----- RECORDS FOR THE EXERCISE

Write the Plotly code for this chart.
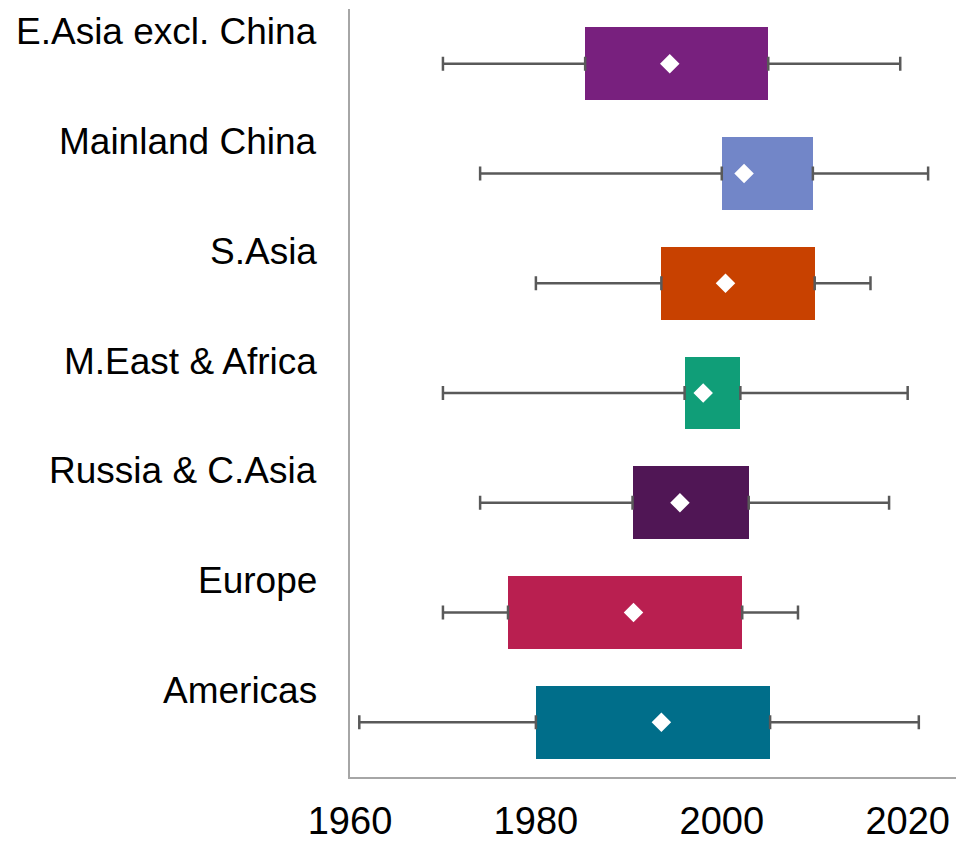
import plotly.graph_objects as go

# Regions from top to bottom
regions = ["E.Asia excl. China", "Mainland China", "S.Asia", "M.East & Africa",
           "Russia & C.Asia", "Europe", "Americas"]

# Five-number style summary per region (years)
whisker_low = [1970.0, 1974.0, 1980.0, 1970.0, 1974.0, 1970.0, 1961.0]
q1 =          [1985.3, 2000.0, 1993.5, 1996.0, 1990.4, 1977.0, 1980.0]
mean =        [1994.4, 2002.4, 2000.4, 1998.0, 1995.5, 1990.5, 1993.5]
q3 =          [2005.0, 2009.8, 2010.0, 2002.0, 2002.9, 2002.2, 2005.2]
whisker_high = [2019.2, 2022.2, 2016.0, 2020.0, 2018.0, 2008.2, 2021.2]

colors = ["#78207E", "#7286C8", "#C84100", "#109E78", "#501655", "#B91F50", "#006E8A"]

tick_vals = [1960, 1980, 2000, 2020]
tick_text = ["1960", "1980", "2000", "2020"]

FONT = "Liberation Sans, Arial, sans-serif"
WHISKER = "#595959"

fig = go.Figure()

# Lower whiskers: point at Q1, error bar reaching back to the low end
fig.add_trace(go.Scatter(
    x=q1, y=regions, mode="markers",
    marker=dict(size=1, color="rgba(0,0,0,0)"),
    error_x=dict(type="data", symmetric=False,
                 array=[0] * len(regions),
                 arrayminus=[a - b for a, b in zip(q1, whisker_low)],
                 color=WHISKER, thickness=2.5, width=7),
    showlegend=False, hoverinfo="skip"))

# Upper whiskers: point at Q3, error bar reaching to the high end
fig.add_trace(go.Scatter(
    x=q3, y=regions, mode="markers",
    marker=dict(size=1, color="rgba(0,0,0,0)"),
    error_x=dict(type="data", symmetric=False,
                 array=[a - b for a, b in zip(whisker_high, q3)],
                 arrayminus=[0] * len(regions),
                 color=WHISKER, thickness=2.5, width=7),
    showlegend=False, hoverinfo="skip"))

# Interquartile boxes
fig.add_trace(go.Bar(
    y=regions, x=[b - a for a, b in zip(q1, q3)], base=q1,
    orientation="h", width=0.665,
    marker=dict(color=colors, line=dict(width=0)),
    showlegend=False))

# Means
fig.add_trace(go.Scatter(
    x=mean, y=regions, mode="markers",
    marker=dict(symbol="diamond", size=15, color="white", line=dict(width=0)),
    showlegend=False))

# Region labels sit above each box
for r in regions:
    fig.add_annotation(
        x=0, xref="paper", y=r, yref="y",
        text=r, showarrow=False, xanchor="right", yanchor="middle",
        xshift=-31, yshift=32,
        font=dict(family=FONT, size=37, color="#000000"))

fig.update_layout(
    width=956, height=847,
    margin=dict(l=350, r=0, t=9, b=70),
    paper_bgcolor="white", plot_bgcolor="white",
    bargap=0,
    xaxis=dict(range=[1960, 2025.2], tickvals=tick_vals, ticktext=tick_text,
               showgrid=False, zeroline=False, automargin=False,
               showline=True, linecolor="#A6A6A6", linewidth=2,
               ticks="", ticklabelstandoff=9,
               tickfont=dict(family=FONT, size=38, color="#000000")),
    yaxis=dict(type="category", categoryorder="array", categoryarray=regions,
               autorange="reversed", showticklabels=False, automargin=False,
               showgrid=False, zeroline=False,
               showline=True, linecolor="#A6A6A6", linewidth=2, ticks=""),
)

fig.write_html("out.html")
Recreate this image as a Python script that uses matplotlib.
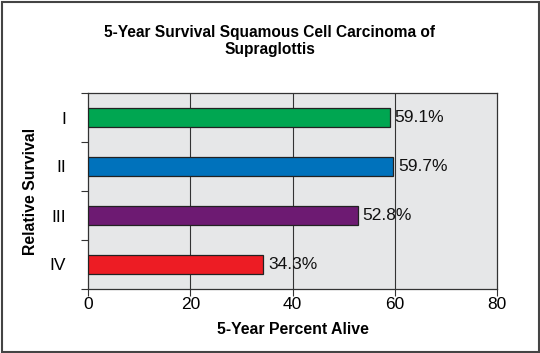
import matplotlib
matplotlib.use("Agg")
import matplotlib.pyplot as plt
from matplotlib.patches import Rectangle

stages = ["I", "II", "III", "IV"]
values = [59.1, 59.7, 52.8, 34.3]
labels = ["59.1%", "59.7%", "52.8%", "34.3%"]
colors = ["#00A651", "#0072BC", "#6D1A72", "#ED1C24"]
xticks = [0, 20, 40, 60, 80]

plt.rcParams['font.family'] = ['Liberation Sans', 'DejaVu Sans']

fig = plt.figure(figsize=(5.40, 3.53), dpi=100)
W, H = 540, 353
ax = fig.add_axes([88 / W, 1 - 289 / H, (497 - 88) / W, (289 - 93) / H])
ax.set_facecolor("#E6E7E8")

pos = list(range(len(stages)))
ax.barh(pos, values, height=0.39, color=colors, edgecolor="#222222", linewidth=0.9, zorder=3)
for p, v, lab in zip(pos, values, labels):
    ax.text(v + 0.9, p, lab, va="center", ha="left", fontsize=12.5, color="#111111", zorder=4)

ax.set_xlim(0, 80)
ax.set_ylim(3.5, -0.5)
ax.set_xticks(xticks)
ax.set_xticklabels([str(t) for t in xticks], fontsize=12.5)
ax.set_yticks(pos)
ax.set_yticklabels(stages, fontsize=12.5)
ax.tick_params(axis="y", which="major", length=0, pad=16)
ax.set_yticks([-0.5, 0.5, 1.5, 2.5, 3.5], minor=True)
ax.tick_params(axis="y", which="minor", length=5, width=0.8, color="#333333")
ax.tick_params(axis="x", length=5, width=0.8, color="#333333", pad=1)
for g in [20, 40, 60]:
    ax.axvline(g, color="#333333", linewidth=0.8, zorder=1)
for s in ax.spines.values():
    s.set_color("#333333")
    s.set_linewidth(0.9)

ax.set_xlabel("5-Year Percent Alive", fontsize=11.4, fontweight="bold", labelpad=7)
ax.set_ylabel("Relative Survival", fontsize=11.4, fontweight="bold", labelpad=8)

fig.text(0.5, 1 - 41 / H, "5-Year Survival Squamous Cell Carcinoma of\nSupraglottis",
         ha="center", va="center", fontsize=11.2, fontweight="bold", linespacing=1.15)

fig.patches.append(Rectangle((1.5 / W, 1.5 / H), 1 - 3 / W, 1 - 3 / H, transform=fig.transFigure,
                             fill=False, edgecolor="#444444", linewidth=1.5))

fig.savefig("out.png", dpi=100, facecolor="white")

----------

## DO THIS
Quote the lines above exactly, starting with the one that has "Recreate this image" and ending with the one that has "from matplotlib.patches import Rectangle"; drop the pictures and include nothing else.

## ANSWER FOR THE TASK
Recreate this image as a Python script that uses matplotlib.
import matplotlib
matplotlib.use("Agg")
import matplotlib.pyplot as plt
from matplotlib.patches import Rectangle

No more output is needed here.